• Collected data:
** Start **
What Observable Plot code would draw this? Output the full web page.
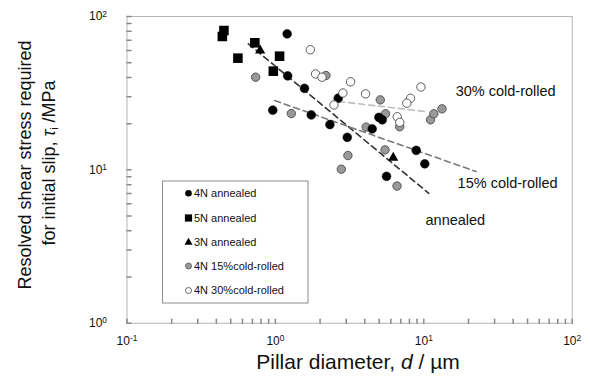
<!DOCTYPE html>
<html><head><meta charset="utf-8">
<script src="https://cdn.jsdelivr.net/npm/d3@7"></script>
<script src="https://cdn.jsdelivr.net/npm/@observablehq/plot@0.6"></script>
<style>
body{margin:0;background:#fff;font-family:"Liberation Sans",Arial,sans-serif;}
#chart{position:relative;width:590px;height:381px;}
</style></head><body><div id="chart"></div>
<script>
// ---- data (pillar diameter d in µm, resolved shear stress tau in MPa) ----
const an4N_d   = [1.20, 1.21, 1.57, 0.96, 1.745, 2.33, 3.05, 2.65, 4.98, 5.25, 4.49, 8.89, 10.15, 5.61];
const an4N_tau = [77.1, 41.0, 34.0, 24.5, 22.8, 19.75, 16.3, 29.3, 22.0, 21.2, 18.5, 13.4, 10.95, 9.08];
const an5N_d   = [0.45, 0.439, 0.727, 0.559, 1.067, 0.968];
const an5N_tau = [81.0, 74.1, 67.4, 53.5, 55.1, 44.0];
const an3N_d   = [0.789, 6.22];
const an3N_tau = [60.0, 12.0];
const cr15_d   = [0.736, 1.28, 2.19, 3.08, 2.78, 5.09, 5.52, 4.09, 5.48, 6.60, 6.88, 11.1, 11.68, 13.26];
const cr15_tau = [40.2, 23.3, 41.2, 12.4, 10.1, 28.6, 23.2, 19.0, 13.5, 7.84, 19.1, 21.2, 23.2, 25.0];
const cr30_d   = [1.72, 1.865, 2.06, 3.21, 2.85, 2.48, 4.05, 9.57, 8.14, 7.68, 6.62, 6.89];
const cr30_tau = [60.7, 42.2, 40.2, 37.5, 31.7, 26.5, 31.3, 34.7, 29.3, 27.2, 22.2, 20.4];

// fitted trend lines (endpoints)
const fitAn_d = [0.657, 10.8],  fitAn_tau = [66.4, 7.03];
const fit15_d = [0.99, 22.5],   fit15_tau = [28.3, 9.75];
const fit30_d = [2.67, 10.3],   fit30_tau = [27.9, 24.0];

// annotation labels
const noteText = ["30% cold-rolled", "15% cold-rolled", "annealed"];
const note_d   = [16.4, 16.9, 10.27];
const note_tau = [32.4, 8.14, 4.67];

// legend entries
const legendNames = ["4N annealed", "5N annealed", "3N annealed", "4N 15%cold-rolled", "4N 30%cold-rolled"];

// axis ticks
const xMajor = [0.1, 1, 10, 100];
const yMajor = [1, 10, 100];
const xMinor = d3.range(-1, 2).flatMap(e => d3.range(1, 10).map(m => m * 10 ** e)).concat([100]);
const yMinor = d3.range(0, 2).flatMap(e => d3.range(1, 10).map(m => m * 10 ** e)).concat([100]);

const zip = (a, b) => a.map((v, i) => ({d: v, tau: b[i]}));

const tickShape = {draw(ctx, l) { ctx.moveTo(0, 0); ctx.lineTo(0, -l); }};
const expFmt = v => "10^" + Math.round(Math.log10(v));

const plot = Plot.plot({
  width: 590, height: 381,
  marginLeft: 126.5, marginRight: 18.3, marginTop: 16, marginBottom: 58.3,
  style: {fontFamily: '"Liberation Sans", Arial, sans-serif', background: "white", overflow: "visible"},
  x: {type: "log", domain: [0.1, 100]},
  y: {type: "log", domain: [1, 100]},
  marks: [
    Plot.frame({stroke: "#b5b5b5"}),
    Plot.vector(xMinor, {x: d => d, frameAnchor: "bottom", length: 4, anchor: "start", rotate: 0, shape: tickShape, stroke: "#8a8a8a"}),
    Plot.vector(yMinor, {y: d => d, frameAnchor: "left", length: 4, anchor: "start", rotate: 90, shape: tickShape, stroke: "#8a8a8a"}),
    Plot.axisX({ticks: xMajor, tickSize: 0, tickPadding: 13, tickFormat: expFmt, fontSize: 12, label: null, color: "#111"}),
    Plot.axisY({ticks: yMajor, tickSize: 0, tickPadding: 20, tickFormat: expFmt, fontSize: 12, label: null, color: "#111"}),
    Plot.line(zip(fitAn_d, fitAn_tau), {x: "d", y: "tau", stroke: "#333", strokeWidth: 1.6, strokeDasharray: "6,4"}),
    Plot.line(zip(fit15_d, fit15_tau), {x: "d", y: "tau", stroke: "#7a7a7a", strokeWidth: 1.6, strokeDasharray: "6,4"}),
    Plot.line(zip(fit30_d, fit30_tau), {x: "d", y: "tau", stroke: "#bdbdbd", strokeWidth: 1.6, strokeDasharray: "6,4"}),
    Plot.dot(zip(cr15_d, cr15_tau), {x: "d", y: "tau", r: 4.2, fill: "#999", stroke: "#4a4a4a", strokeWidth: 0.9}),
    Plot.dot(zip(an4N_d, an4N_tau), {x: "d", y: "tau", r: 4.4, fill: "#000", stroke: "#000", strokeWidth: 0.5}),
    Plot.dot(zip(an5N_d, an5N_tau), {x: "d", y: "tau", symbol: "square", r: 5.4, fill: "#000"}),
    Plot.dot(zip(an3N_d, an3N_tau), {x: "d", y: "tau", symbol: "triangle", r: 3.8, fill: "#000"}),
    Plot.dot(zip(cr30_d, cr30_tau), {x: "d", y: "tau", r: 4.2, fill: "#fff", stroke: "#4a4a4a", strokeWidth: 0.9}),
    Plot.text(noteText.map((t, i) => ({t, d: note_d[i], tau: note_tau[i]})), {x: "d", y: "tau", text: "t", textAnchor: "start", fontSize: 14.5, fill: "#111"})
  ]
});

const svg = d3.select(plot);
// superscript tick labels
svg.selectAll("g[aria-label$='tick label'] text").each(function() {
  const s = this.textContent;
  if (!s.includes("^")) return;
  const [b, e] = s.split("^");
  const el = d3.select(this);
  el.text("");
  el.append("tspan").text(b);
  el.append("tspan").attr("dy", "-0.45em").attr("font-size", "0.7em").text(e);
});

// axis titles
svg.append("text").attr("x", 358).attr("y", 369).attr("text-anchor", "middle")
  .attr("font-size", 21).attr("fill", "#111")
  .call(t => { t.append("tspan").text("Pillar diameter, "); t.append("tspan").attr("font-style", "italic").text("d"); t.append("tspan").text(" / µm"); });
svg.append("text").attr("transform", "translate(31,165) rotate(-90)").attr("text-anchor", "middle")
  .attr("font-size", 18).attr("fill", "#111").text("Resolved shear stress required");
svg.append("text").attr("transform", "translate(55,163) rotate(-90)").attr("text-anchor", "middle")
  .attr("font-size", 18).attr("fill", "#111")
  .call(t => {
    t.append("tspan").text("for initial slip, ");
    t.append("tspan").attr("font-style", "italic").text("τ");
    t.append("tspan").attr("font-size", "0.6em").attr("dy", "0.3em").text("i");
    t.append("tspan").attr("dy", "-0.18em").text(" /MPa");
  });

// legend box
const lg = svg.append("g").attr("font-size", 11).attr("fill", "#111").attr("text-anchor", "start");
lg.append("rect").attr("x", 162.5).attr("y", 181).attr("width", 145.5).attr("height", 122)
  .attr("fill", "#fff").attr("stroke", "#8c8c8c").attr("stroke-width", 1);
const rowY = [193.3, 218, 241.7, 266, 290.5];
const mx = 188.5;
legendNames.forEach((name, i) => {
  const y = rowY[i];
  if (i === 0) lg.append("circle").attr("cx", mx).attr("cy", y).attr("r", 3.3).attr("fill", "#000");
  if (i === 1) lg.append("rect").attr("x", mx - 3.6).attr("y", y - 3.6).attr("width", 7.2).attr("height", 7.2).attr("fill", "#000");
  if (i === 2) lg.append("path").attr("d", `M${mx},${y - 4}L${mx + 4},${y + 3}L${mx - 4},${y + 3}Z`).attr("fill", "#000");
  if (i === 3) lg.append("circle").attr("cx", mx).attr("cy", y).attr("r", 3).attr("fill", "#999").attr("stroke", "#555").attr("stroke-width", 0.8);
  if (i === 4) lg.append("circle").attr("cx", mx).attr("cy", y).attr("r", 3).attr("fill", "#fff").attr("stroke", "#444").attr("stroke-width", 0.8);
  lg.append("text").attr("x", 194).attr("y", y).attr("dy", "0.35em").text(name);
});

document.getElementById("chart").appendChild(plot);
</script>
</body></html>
** End **
• Problem:
Gather every line from the listing above in which "this" appears, and copy those lines.

• Written reply:
What Observable Plot code would draw this? Output the full web page.
  const s = this.textContent;
  const el = d3.select(this);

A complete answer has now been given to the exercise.